Winner: Qwen 3 30B MoE at Q8_0

With 32GB, you can run the MoE model at Q8_0 - nearly lossless quantization - while still having headroom. Estimated speed around 320 tok/s on the RTX 5090. That’s cloud-API-fast with zero latency, zero cost per query, and zero data leaving your machine.

Quality ceiling: Qwen 3 32B or EXAONE 4.0 32B at Q6_K quantization. At this level, quantization artifacts are essentially imperceptible. You’re getting the full quality these models can offer. The EXAONE 4.0’s 92.3 MMLU-Redux score puts it in the same conversation as GPT-4-class models.

Reach pick: Llama 3.3 70B at Q3_K_M squeezes into 32GB. The quantization is aggressive and costs 3-5 MMLU points, but you get a 70B model on a single GPU. At ~20 tok/s it’s not fast, but for complex analysis tasks where you want maximum reasoning depth, it’s an option no other consumer GPU can match.

What about Llama 4 Scout? The MoE architecture (17B active from 109B total) technically has the compute requirements of a small model, but the full weight footprint after quantization still needs 48GB+ for reasonable performance. On a single 32GB card with aggressive quantization, expect 2-3 tok/s - not practical for chat.

For all use cases at this level, see our 32GB VRAM complete guide.

Cross-Tier Summary

TierBest PickRunner-UpValue PickSpeed Champion
8GBQwen 3.5 9BQwen 3 8BGemma 3 4B QATPhi-4-mini (70+ tok/s)
12GBQwen 3 14BDeepSeek-R1 14BQwen 3.5 9BQwen 3.5 9B (~55 tok/s)
16GBGPT-OSS 20BQwen 3 14B (Q5)Gemma 3 12B QATGPT-OSS 20B (~140 tok/s)
24GBQwen 3 30B MoEQwen 3 32BGemma 3 27B QATQwen 3 30B MoE (196 tok/s)
32GBQwen 3 30B MoE Q8EXAONE 4.0 32B Q6Qwen 3 32B Q6Qwen 3 30B MoE (~320 tok/s)

Quick Start

Every model listed above runs through Ollama. Install it, pull a model, and start chatting:

# Install Ollama
curl -fsSL https://ollama.com/install.sh | sh

# Pick your model (choose based on your VRAM tier above)
ollama pull qwen3.5:9b          # 8GB tier
ollama pull qwen3:14b           # 12GB tier
ollama pull gpt-oss:20b         # 16GB tier
ollama pull qwen3:30b-a3b       # 24GB tier (MoE)

# Start chatting
ollama run qwen3.5:9b

For a ChatGPT-style web interface, pair Ollama with Open WebUI. We have a full setup guide that walks through the process.

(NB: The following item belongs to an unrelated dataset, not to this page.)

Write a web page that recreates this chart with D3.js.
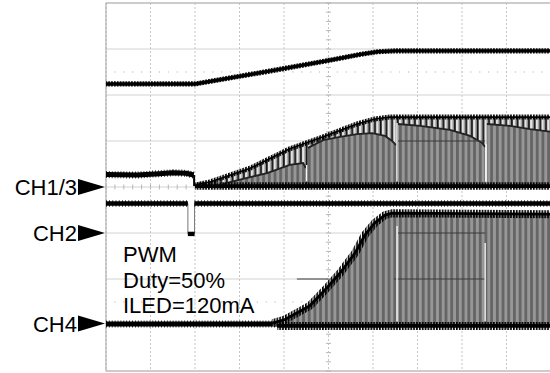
<!DOCTYPE html>
<meta charset="utf-8">
<style>
body { margin: 0; background: #fff; }
svg { display: block; font-family: "Liberation Sans", Arial, sans-serif; }
.grid-h { stroke: #d2d2d2; stroke-width: 1; }
.grid-v { stroke: #c6c6c6; stroke-width: 1; stroke-dasharray: 2,2; }
.frame { fill: none; stroke: #b0b0b0; stroke-width: 1.2; }
.minor { stroke: #b8b8b8; stroke-width: 1; }
.label { font-size: 22px; fill: #000; }
</style>
<svg width="550" height="373"></svg>
<script src="https://cdn.jsdelivr.net/npm/d3@7/dist/d3.min.js"></script>
<script>
// all values in screen divisions: time 0..10, level 0..8 (bottom = 0)

// CH1 - output voltage
var ch1T = [0, 2.0, 3.8, 5.0, 5.7, 6.1, 6.5, 10];
var ch1V = [6.24, 6.24, 6.54, 6.75, 6.88, 6.94, 6.96, 6.96];

// CH3 - switch node, before and after start-up
var ch3PreT = [0, 0.7, 1.2, 1.5, 1.8, 1.97];
var ch3PreV = [4.27, 4.26, 4.29, 4.31, 4.30, 4.26];
var ch3Low = 4.02;
var ch3TopT = [2.0, 2.11, 2.34, 3.24, 4.13, 4.88, 5.64, 6.04, 6.38, 10];
var ch3TopV = [4.02, 4.07, 4.11, 4.41, 4.83, 5.09, 5.37, 5.48, 5.52, 5.52];
var ch3InnerT = [2.63, 3.17, 3.62, 4.13, 4.43, 4.49, null,
                 4.54, 4.88, 5.26, 5.64, 5.98, 6.27, 6.43, 6.52, null,
                 6.56, 7.06, 7.73, 8.18, 8.45, 8.52, null,
                 8.56, 9.08, 9.53, 10];
var ch3InnerV = [4.07, 4.20, 4.30, 4.48, 4.52, 4.41, null,
                 4.85, 5.02, 5.09, 5.15, 5.17, 5.11, 5.00, 4.91, null,
                 5.37, 5.33, 5.24, 5.11, 4.96, 4.87, null,
                 5.37, 5.33, 5.26, 5.20];
var ch3GapT = [4.51, 6.54, 8.54];
var ch3GapV = [4.48, 5.39, 4.93];

// CH2 - PWM dimming input
var ch2T = [0, 1.84, 1.84, 1.99, 1.99, 10];
var ch2V = [3.64, 3.64, 2.98, 2.98, 3.64, 3.64];

// CH4 - LED current
var ch4PreT = [0, 3.9];
var ch4PreV = [1.02, 1.02];
var ch4Low = 0.98;
var ch4TopT = [3.75, 4.02, 4.36, 4.58, 4.92, 5.26, 5.6, 5.82, 6.04, 6.27, 6.43, 10];
var ch4TopV = [1.04, 1.12, 1.30, 1.42, 1.76, 2.13, 2.57, 2.96, 3.22, 3.39, 3.43, 3.41];
var ch4GapT = [6.54, 8.52];
var ch4GapV = [3.15, 2.78];

// grid lines showing through the trace
var ovV = [5, 3, 2, 2];
var ovT0 = [6.56, 6.56, 6.47, 4.29];
var ovT1 = [8.52, 8.52, 8.52, 5.0];

// channel markers
var chNames = ["CH1/3", "CH2", "CH4"];
var chLevels = [4, 3, 1.03];
var noteLines = ["PWM", "Duty=50%", "ILED=120mA"];
var dotRows = [6.5, 1.5];

var svg = d3.select("svg");
var x = d3.scaleLinear().domain([0, 10]).range([106, 551]);
var y = d3.scaleLinear().domain([0, 8]).range([371, 3]);

function pts(T, V) { return T.map(function(t, i) { return {t: t, v: V[i]}; }); }

var line = d3.line().x(function(d) { return x(d.t); }).y(function(d) { return y(d.v); })
    .defined(function(d) { return d.v != null; });

// patterns for the switching waveform
var defs = svg.append("defs");
var stripes = defs.append("pattern").attr("id", "stripes")
    .attr("patternUnits", "userSpaceOnUse").attr("width", 5.7).attr("height", 10);
stripes.append("rect").attr("width", 5.7).attr("height", 10).attr("fill", "#979797");
stripes.append("rect").attr("width", 2.8).attr("height", 10).attr("fill", "#656565");
var spikes = defs.append("pattern").attr("id", "spikes")
    .attr("patternUnits", "userSpaceOnUse").attr("width", 5.7).attr("height", 10);
spikes.append("rect").attr("width", 5.7).attr("height", 10).attr("fill", "#e4e4e4");
spikes.append("rect").attr("x", 2.2).attr("width", 1.4).attr("height", 10).attr("fill", "#999");
spikes.append("rect").attr("x", 3.6).attr("width", 1.9).attr("height", 10).attr("fill", "#111");
var vlines = defs.append("pattern").attr("id", "vlines")
    .attr("patternUnits", "userSpaceOnUse").attr("width", 2.85).attr("height", 10);
vlines.append("rect").attr("width", 1.7).attr("height", 10).attr("fill", "#000");

// spiky edges: vertical line pattern shown only along the envelope
var edgeId = 0;
function spikyEdge(data, band, core) {
  var id = "edge" + (edgeId++);
  defs.append("mask").attr("id", id).attr("maskUnits", "userSpaceOnUse")
      .attr("x", 0).attr("y", 0).attr("width", 550).attr("height", 373)
    .append("path").datum(data).attr("d", line)
      .attr("fill", "none").attr("stroke", "#fff").attr("stroke-width", band);
  svg.append("rect").attr("x", x(0)).attr("y", 0).attr("width", x(10) - x(0)).attr("height", 373)
      .attr("fill", "url(#vlines)").attr("mask", "url(#" + id + ")");
  svg.append("path").datum(data).attr("d", line)
      .attr("fill", "none").attr("stroke", "#000").attr("stroke-width", core)
      .attr("stroke-linejoin", "round");
}

// grid
svg.append("g").selectAll("line").data(y.ticks(8)).enter().append("line")
    .attr("class", "grid-h")
    .attr("x1", x(0)).attr("x2", x(10))
    .attr("y1", function(d) { return y(d); }).attr("y2", function(d) { return y(d); });
svg.append("g").selectAll("line").data(x.ticks(10)).enter().append("line")
    .attr("class", "grid-v")
    .attr("x1", function(d) { return x(d); }).attr("x2", function(d) { return x(d); })
    .attr("y1", y(8)).attr("y2", y(0));

var minorT = d3.range(0, 10.01, 0.2);
var minorV = d3.range(0, 8.01, 0.2);
svg.append("g").selectAll("line").data(minorT).enter().append("line")
    .attr("class", "minor")
    .attr("x1", function(d) { return x(d); }).attr("x2", function(d) { return x(d); })
    .attr("y1", y(4) - 2.5).attr("y2", y(4) + 2.5);
svg.append("g").selectAll("line").data(minorV).enter().append("line")
    .attr("class", "minor")
    .attr("x1", x(5) - 2.5).attr("x2", x(5) + 2.5)
    .attr("y1", function(d) { return y(d); }).attr("y2", function(d) { return y(d); });
dotRows.forEach(function(r) {
  svg.append("g").selectAll("rect").data(minorT.slice(1)).enter().append("rect")
      .attr("x", function(d) { return x(d) - 0.5; }).attr("y", y(r) - 0.5)
      .attr("width", 1).attr("height", 1).attr("fill", "#aaa");
});

svg.append("path").attr("class", "frame")
    .attr("d", "M" + x(10) + "," + y(8) + "H" + x(0) + "V" + y(0) + "H" + x(10));

function trace(data, w, dash) {
  svg.append("path").datum(data).attr("d", line)
      .attr("fill", "none").attr("stroke", "#000").attr("stroke-width", w)
      .attr("stroke-linejoin", "round");
  if (dash) {
    svg.append("path").datum(data).attr("d", line)
        .attr("fill", "none").attr("stroke", "#000").attr("stroke-width", w + 2)
        .attr("stroke-dasharray", dash);
  }
}

// CH1
spikyEdge(pts(ch1T, ch1V), 5.2, 3.4);

// CH3 before start
trace(pts(ch3PreT, ch3PreV), 5, "0.8,2.1");
svg.append("line").attr("x1", x(1.98)).attr("x2", x(1.98))
    .attr("y1", y(ch3PreV[ch3PreV.length - 1])).attr("y2", y(ch3Low))
    .attr("stroke", "#000").attr("stroke-width", 2);

// CH3 switching envelope
var ch3Top = pts(ch3TopT, ch3TopV);
svg.append("path").datum(ch3Top)
    .attr("d", d3.area().x(function(d) { return x(d.t); })
      .y0(y(ch3Low)).y1(function(d) { return y(d.v); }))
    .attr("fill", "url(#spikes)");
svg.append("path").datum(pts(ch3InnerT, ch3InnerV))
    .attr("d", d3.area().defined(function(d) { return d.v != null; })
      .x(function(d) { return x(d.t); })
      .y0(y(ch3Low)).y1(function(d) { return y(d.v); }))
    .attr("fill", "url(#stripes)");
svg.append("path").datum(pts(ch3InnerT, ch3InnerV)).attr("d", line)
    .attr("fill", "none").attr("stroke", "#222").attr("stroke-width", 1.8);
spikyEdge(ch3Top, 5, 1.6);
spikyEdge(pts([2.0, 10], [ch3Low, ch3Low]), 7.5, 3.6);

// CH2
var ch2 = pts(ch2T, ch2V);
svg.append("path").datum(ch2).attr("d", line)
    .attr("fill", "none").attr("stroke", "#777").attr("stroke-width", 1);
d3.pairs(ch2).filter(function(p) { return p[0].v === p[1].v; }).forEach(function(p) {
  trace(p, 4.4, p[1].t - p[0].t > 1 ? "0.8,2.4" : null);
});

// CH4
trace(pts(ch4PreT, ch4PreV), 5, "0.8,2.1");
var ch4Top = pts(ch4TopT, ch4TopV);
svg.append("path").datum(ch4Top)
    .attr("d", d3.area().x(function(d) { return x(d.t); })
      .y0(y(ch4Low)).y1(function(d) { return y(d.v); }))
    .attr("fill", "url(#stripes)");
spikyEdge(ch4Top, 8, 2.8);
spikyEdge(pts([3.85, 10], [ch4Low, ch4Low]), 8, 3.8);

// grid seen through the waveform
svg.append("g").selectAll("line").data(ovV).enter().append("line")
    .attr("x1", function(d, i) { return x(ovT0[i]); })
    .attr("x2", function(d, i) { return x(ovT1[i]); })
    .attr("y1", function(d) { return y(d); }).attr("y2", function(d) { return y(d); })
    .attr("stroke", "#3a3a3a").attr("stroke-width", 1);

// capture gaps
svg.append("g").selectAll("line").data(ch3GapT).enter().append("line")
    .attr("x1", function(d) { return x(d); }).attr("x2", function(d) { return x(d); })
    .attr("y1", function(d, i) { return y(ch3GapV[i]); }).attr("y2", y(ch3Low + 0.1))
    .attr("stroke", "#fff").attr("stroke-width", 1.3);
svg.append("g").selectAll("line").data(ch4GapT).enter().append("line")
    .attr("x1", function(d) { return x(d); }).attr("x2", function(d) { return x(d); })
    .attr("y1", function(d, i) { return y(ch4GapV[i]); }).attr("y2", y(ch4Low + 0.1))
    .attr("stroke", "#fff").attr("stroke-width", 1.3);

// channel markers
var mk = svg.append("g").selectAll("g").data(chNames).enter().append("g")
    .attr("transform", function(d, i) { return "translate(0," + y(chLevels[i]) + ")"; });
mk.append("path").attr("d", "M78,-8L78,8L105,0Z").attr("fill", "#000");
mk.append("text").attr("class", "label").attr("x", 77).attr("y", 8)
    .attr("text-anchor", "end").text(function(d) { return d; });

// note
svg.append("g").selectAll("text").data(noteLines).enter().append("text")
    .attr("class", "label").attr("x", 123)
    .attr("y", function(d, i) { return 262 + i * 25.5; })
    .text(function(d) { return d; });
</script>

What These Models Can’t Do

Local chat models have real limits compared to frontier cloud models like Claude, GPT-4.5, or Gemini 2.5 Pro:

  • Long, complex instructions - multi-step tasks with many constraints tend to fall apart below 32B parameters
  • Cutting-edge knowledge - these models were trained months ago, they don’t know about last week
  • Creative writing at scale - short-form is fine, novel-length coherence degrades
  • Reliable factual accuracy - they hallucinate, especially on obscure topics. Always verify claims.

The 32B models at high quantization come closest to closing the gap. But for now, local chat is best as a private, instant, free alternative for everyday conversations - not as a replacement for frontier models on hard tasks.